If there are 3+ species, also consider one key pairwise comparison between distant species (e.g., mouse vs zebrafish) to show the range of divergence.
5. Sequence Statistics (Optional)
For the reference protein:
- Call
sequence_stats with the protein sequence to get molecular weight, amino acid composition.
- Note any unusual composition differences across species if evident from the alignments.
6. Domain Conservation Check (Optional)
- Call
interpro_get_domains with the UniProt accession (if known) or look up via uniprot_search for the reference gene.
- Note which key functional domains exist — these regions are expected to be highly conserved.
Report Format
Present the analysis as a structured comparative genomics report:
# Comparative Genomics Report: [GENE SYMBOL]
## Gene Overview
- Full name, function summary (from NCBI/Ensembl)
- Reference species and Ensembl gene ID
- Number of species analyzed
## Ortholog Summary
| Species | Ensembl Gene ID | Protein Length | % Identity to [Reference] | % Positives |
|---------|-----------------|----------------|---------------------------|-------------|
| Human (reference) | ENSG... | 393 aa | — | — |
| Mouse | ENSMUSG... | 390 aa | 77.8% | 85.2% |
| Zebrafish | ENSDARG... | 373 aa | 52.1% | 66.3% |
## Pairwise Alignments
For each species pair aligned:
- **[Reference] vs [Species]**: X% identity, Y gaps, alignment length Z
- Key observations: conserved regions, notable insertions/deletions
## Conservation Analysis
Summarize the overall conservation pattern:
- Which regions are most conserved (relate to known domains if domain data was retrieved)

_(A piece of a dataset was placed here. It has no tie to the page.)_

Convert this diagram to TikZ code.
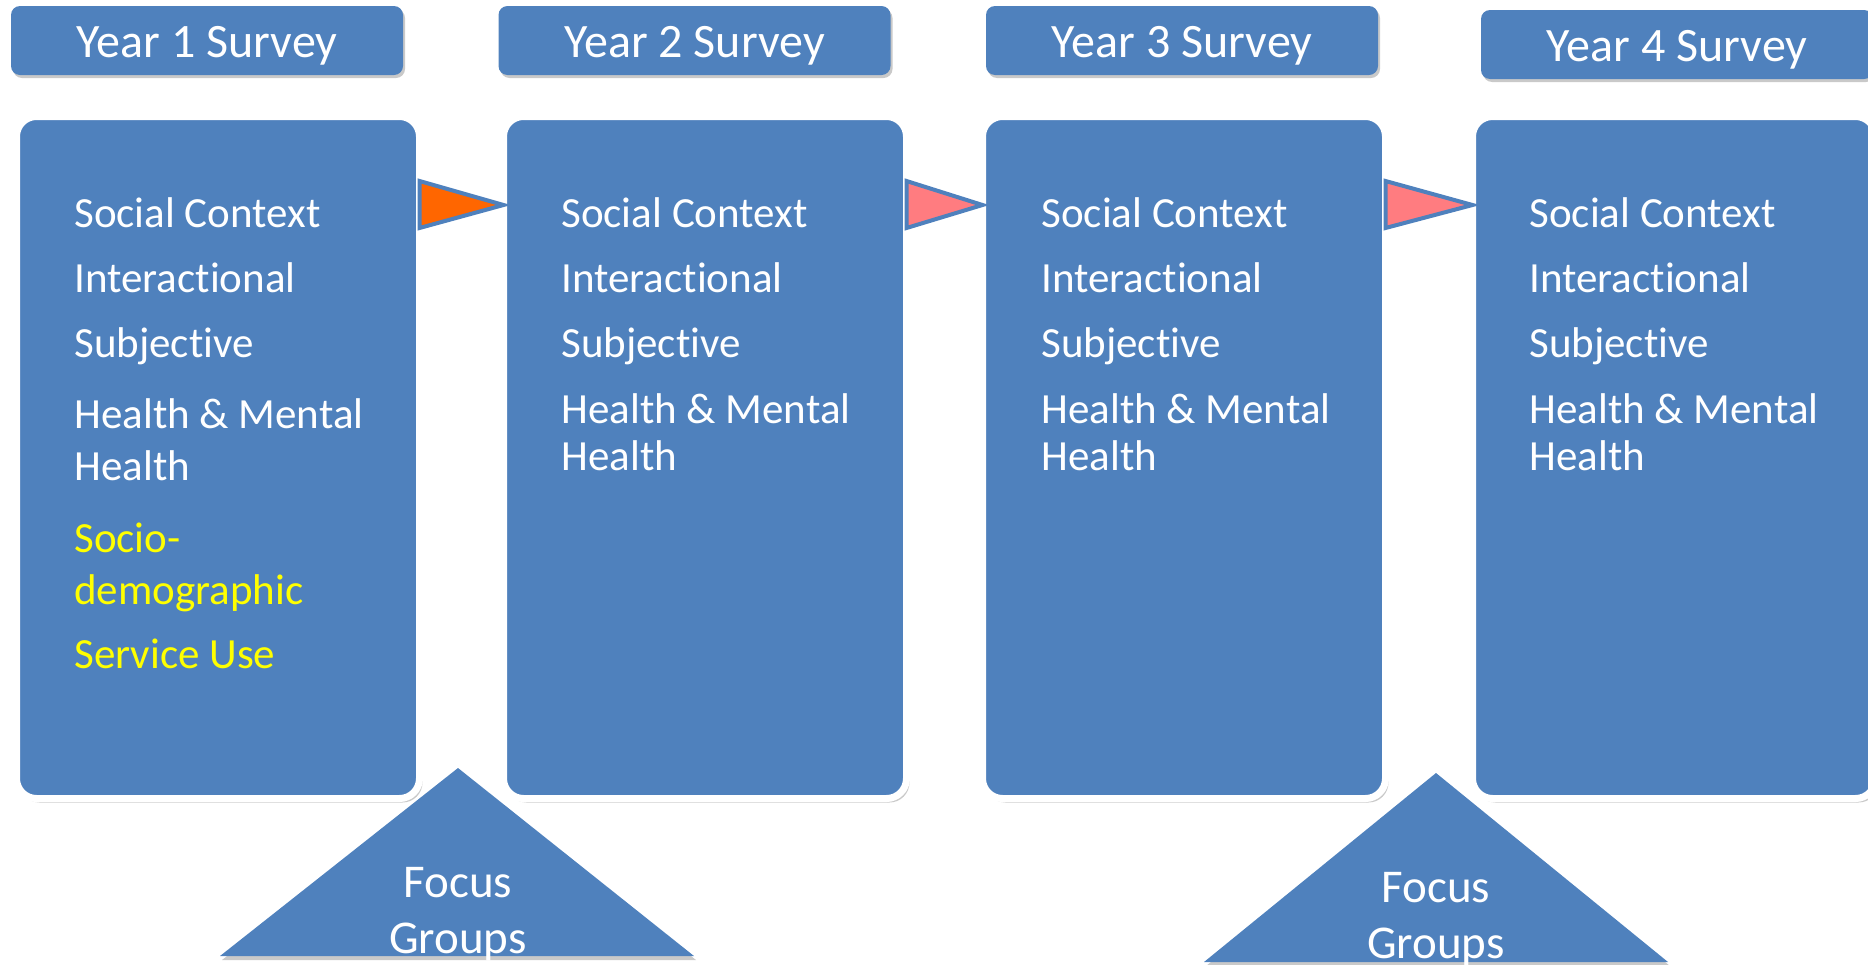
\documentclass[tikz,border=0pt]{standalone}
\usepackage{fontspec}
\setmainfont{Carlito}[Ligatures=NoCommon]
\usetikzlibrary{shadows}
\definecolor{surveyblue}{RGB}{79,129,189}
\definecolor{flagorange}{RGB}{255,102,0}
\definecolor{flagpink}{RGB}{255,124,128}
\definecolor{newyellow}{RGB}{255,255,0}

\begin{document}
\begin{tikzpicture}[x=0.5pt, y=-0.5pt,
  year_node/.style={rectangle, rounded corners=4.5pt, fill=surveyblue, text=white, inner sep=0pt,
    minimum width=196pt, minimum height=34.5pt, text height=16.5pt, text depth=0pt,
    font=\fontsize{24pt}{28pt}\selectfont,
    drop shadow={shadow xshift=1pt, shadow yshift=-1.5pt, opacity=0.3, fill=black!70}},
  wave_node/.style={rectangle, rounded corners=10pt, fill=surveyblue, draw=white, line width=3.5pt,
    minimum width=201.5pt, minimum height=341pt, outer sep=0pt,
    drop shadow={shadow xshift=1.5pt, shadow yshift=-2pt, opacity=0.3, fill=black!70}},
  list_node/.style={anchor=north west, align=left, inner sep=0pt, text=white},
  flag/.style={draw=surveyblue, line width=2pt},
  focus_tri/.style={fill=surveyblue, drop shadow={shadow xshift=1pt, shadow yshift=-2pt, opacity=0.3, fill=black!70}},
  focus_node/.style={anchor=north, align=center, inner sep=0pt, text=white, font=\fontsize{23.5pt}{28pt}\selectfont}]
\useasboundingbox (0,0) rectangle (1868,964);

% survey headers
\node[year_node] (y1) at (207, 40.5) {Year 1 Survey};
\node[year_node] (y2) at (694.5, 40.5) {Year 2 Survey};
\node[year_node] (y3) at (1182, 40.5) {Year 3 Survey};
\node[year_node] (y4) at (1677, 44.5) {Year 4 Survey};

% survey waves
\node[wave_node] (w1) at (218, 457.5) {};
\node[wave_node] (w2) at (705, 457.5) {};
\node[wave_node] (w3) at (1184, 457.5) {};
\node[wave_node] (w4) at (1674, 457.5) {};

\node[list_node, font=\fontsize{21.5pt}{26pt}\selectfont] (l1) at (74, 197) {Social Context\\[6.5pt]
  Interactional\\[6.5pt] Subjective\\[9.5pt] Health \& Mental\\ Health\\[10pt]
  \textcolor{newyellow}{Socio-}\\ \textcolor{newyellow}{demographic}\\[6pt]
  \textcolor{newyellow}{Service Use}};
\node[list_node, font=\fontsize{21.5pt}{23.5pt}\selectfont] (l2) at (561, 197) {Social Context\\[9pt]
  Interactional\\[9pt] Subjective\\[9.5pt] Health \& Mental\\ Health};
\node[list_node, font=\fontsize{21.5pt}{23.5pt}\selectfont] (l3) at (1041, 197) {Social Context\\[9pt]
  Interactional\\[9pt] Subjective\\[9.5pt] Health \& Mental\\ Health};
\node[list_node, font=\fontsize{21.5pt}{23.5pt}\selectfont] (l4) at (1529, 197) {Social Context\\[9pt]
  Interactional\\[9pt] Subjective\\[9.5pt] Health \& Mental\\ Health};

% arrows between waves
\draw[flag, fill=flagorange] ([yshift=-32.25pt]w1.north east) -- ([yshift=-55.75pt]w1.north east)
  -- ([yshift=-44.25pt]w2.north west) -- cycle;
\draw[flag, fill=flagpink] ([yshift=-32.25pt]w2.north east) -- ([yshift=-55.75pt]w2.north east)
  -- ([yshift=-44.25pt]w3.north west) -- cycle;
\draw[flag, fill=flagpink] ([yshift=-32.25pt]w3.north east) -- ([yshift=-55.75pt]w3.north east)
  -- ([yshift=-44.25pt]w4.north west) -- cycle;

% focus groups
\coordinate (f1top) at (458, 768);
\coordinate (f1left) at (220, 956);
\coordinate (f1right) at (694, 956);
\coordinate (f2top) at (1436, 773);
\coordinate (f2left) at (1204, 962);
\coordinate (f2right) at (1668, 962);
\path[focus_tri] (f1top) -- (f1right) -- (f1left) -- cycle;
\path[focus_tri] (f2top) -- (f2right) -- (f2left) -- cycle;
\node[focus_node] (fg1) at (458, 867) {Focus\\Groups};
\node[focus_node] (fg2) at (1436, 872) {Focus\\Groups};

\end{tikzpicture}
\end{document}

- Which regions show the most divergence
- Overall trend: is this gene highly conserved, moderately conserved, or rapidly evolving?
- Note any species-specific insertions or deletions
## Functional Domain Context
If domain data was retrieved:
- List key domains with positions
- Note whether these domains span the conserved regions
## Evolutionary Insights
Brief interpretation:
- What does the conservation pattern suggest about functional constraints?
- Are there species-specific adaptations visible in the sequence differences?
- How does the conservation level compare to expectations for this gene family?
## Data Sources
List which databases were queried and whether each returned data successfully for each species.
Keep the report factual — only include data returned by the tools. Do not hallucinate sequences, identity scores, or ortholog relationships. If alignment data is unavailable for a species, note "Alignment not performed — sequence unavailable."